Hello and thank you!

Gordan

CAD practitioner
Hello,

I'm a new user of OCC and I found Quaoar's lessons to be very helpful, so big thanks for that! I also found your blog and quite enjoyed reading through it.
Some keywords to describe my interests would be: Simulations based on Finite Element method, CAD, Electrodynamics (and statics), Electric machine design.

At the moment I'm working on a couple of hobby projects that include OCC so I thought I join this forum as it seems to be a beginning of quite a nice little community :).

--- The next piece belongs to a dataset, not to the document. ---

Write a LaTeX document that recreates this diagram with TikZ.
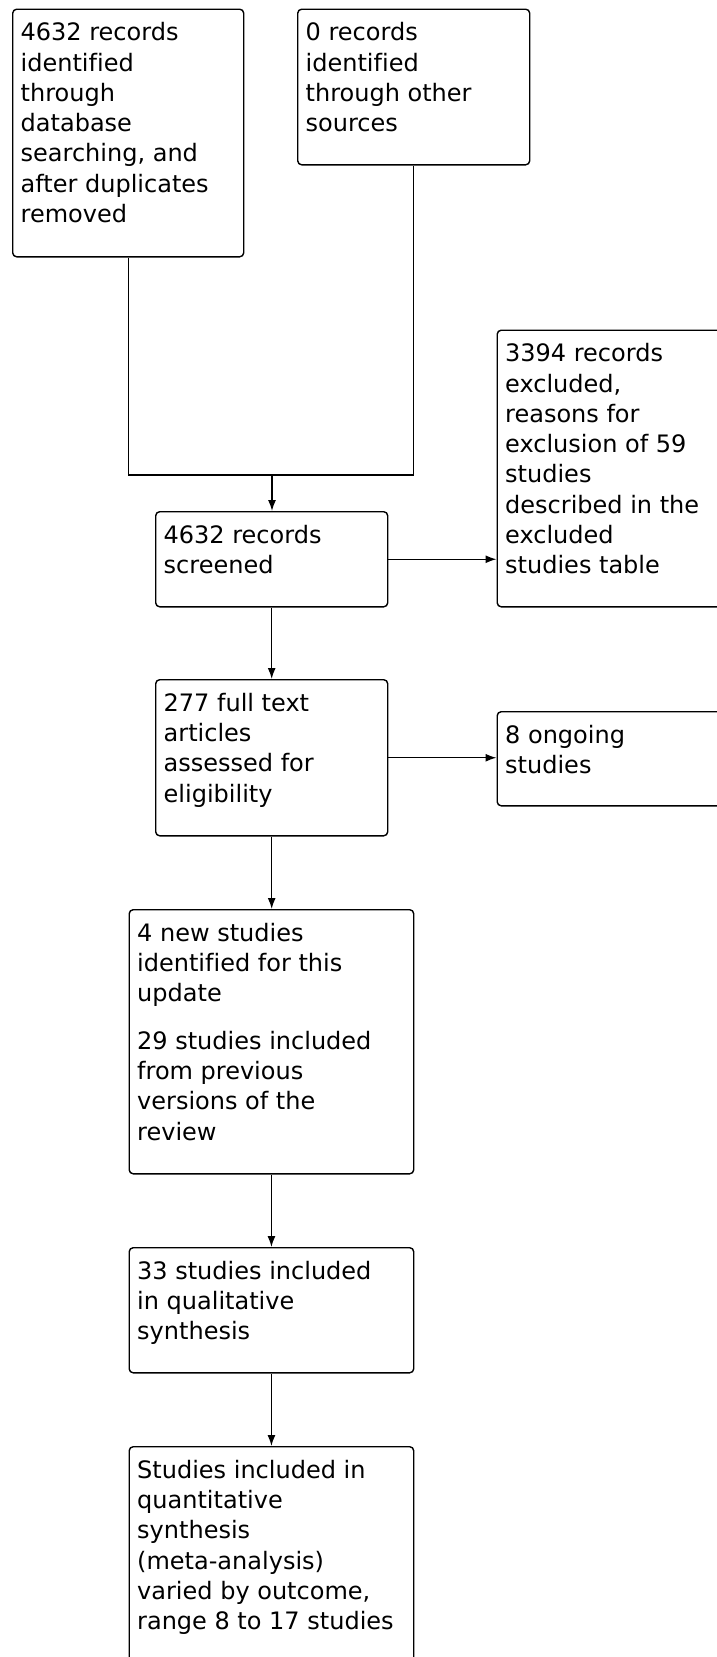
\documentclass[tikz,border=0pt]{standalone}
\usepackage{fontspec}
\setmainfont[Ligatures=NoCommon]{DejaVu Sans}
\usetikzlibrary{arrows.meta}

\begin{document}
\begin{tikzpicture}[x=1pt,y=-1pt,
    flowbox/.style={draw=black, line width=1.4pt, rounded corners=4pt, anchor=north west,
      inner xsep=8pt, inner ysep=10.3pt, font=\fontsize{24}{30.3}\selectfont},
    flowarrow/.style={line width=1.4pt, -{Latex[length=11pt,width=8pt]}}]
  \useasboundingbox (0,0) rectangle (716,1657);

  \node[flowbox] (recA) at (12,8.5) {\parbox[t][227pt][t]{215pt}{\raggedright\strut 4632 records\\ identified\\ through\\ database\\ searching, and\\ after duplicates\\ removed}};
  \node[flowbox] (recB) at (297,8.5) {\parbox[t][135pt][t]{216pt}{\raggedright\strut 0 records\\ identified\\ through other\\ sources}};
  \node[flowbox] (screen) at (155,511) {\parbox[t][74.5pt][t]{216pt}{\raggedright\strut 4632 records\\ screened}};
  \node[flowbox] (excl) at (496.5,329.5) {\parbox[t][256pt][t]{224pt}{\raggedright\strut 3394 records\\ excluded,\\ reasons for\\ exclusion of 59\\ studies\\ described in the\\ excluded\\ studies table}};
  \node[flowbox] (full) at (155,679) {\parbox[t][135.5pt][t]{216pt}{\raggedright\strut 277 full text\\ articles\\ assessed for\\ eligibility}};
  \node[flowbox] (ongoing) at (496.5,711) {\parbox[t][73.5pt][t]{224pt}{\raggedright\strut 8 ongoing\\ studies}};
  \node[flowbox] (incl) at (128.5,909) {\parbox[t][243.5pt][t]{268.5pt}{\raggedright\strut 4 new studies\\ identified for this\\ update\\[17pt] 29 studies included\\ from previous\\ versions of the\\ review}};
  \node[flowbox] (qual) at (128.5,1247) {\parbox[t][104.5pt][t]{268.5pt}{\raggedright\strut 33 studies included\\ in qualitative\\ synthesis}};
  \node[flowbox] (quant) at (128.5,1446) {\parbox[t][219.5pt][t]{268.5pt}{\raggedright\strut Studies included in\\ quantitative\\ synthesis\\ (meta-analysis)\\ varied by outcome,\\ range 8 to 17 studies}};

  \coordinate (merge) at (272,475);
  \draw[line width=1.4pt] (recA.south) |- (merge) -| (recB.south);
  \draw[flowarrow] (merge) -- (merge |- screen.north);
  \draw[flowarrow] (screen.east) -- (screen.east -| excl.west);
  \draw[flowarrow] (screen.south) -- (full.north);
  \draw[flowarrow] (full.east) -- (full.east -| ongoing.west);
  \draw[flowarrow] (full.south) -- (full.south |- incl.north);
  \draw[flowarrow] (incl.south) -- (qual.north);
  \draw[flowarrow] (qual.south) -- (quant.north);
\end{tikzpicture}
\end{document}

The current thing I am working on is an Electrostatic solver. At the moment the plan is to build up the "Simulation module" which as input takes in a mesh file and a parameter file, performs simulations and outputs the results (VTK and text files for calculated parameters). For the "Geometry module" I'm using Gmsh at the moment and that works quite well, but I would like to replace it with OCAF. Not sure

Anyhow, thanks for all of your material, much appreciated!
- Gordan
 

Quaoar

Administrator
Staff member
Hey @Gordan, welcome to the forum! Thanks for introducing yourself and the area of your interests. I think, your "stack of technologies" is quite familiar and even somewhat standard for quite a number of folks here. Personally, I've never used Gmsh in a production environment but I know it's quite used, even in commercially successful engineering labs. Btw, OCAF won't be an alternative as it's just a data organization framework (sort of a database). Actually, in OpenCascade there's no simulation-quality mesher, and people developing engineering software have to gather all the puzzle pieces from different sources. That's why I think our small and warm community will rock: here we are not focused on one or another product/technology. We just do normal software-oriented engineering and share best and worst practices, so everyone could benefit.
 

Gordan

CAD practitioner
Yea, good point. Will stick to gmsh for mesh generation, with OCAF for geometry meta-data storage (boundaries, materials, ...) and AIS for marking up the geometry. Was hoping that OCC has a good "enough" mesher for the coarse mesh, but it doesn't look like it.
 

Gordan

CAD practitioner
Ah yea, I have some experience with netgen, but very limited. I remember I stopped using it at one point couple of years ago when I tried to merge two imported meshes for some experiments and didn't manage it. I haven't really been active in this area for quite some time anyway so I haven't followed the development of ngsolve/netgen. Maybe now this has been added to netgen?

Now, I actually need a mesh with quad/hex elements which I think netgen doesn't support so gmsh is a good for my purpose.

I follow the discussion in the other thread, interesting stuff!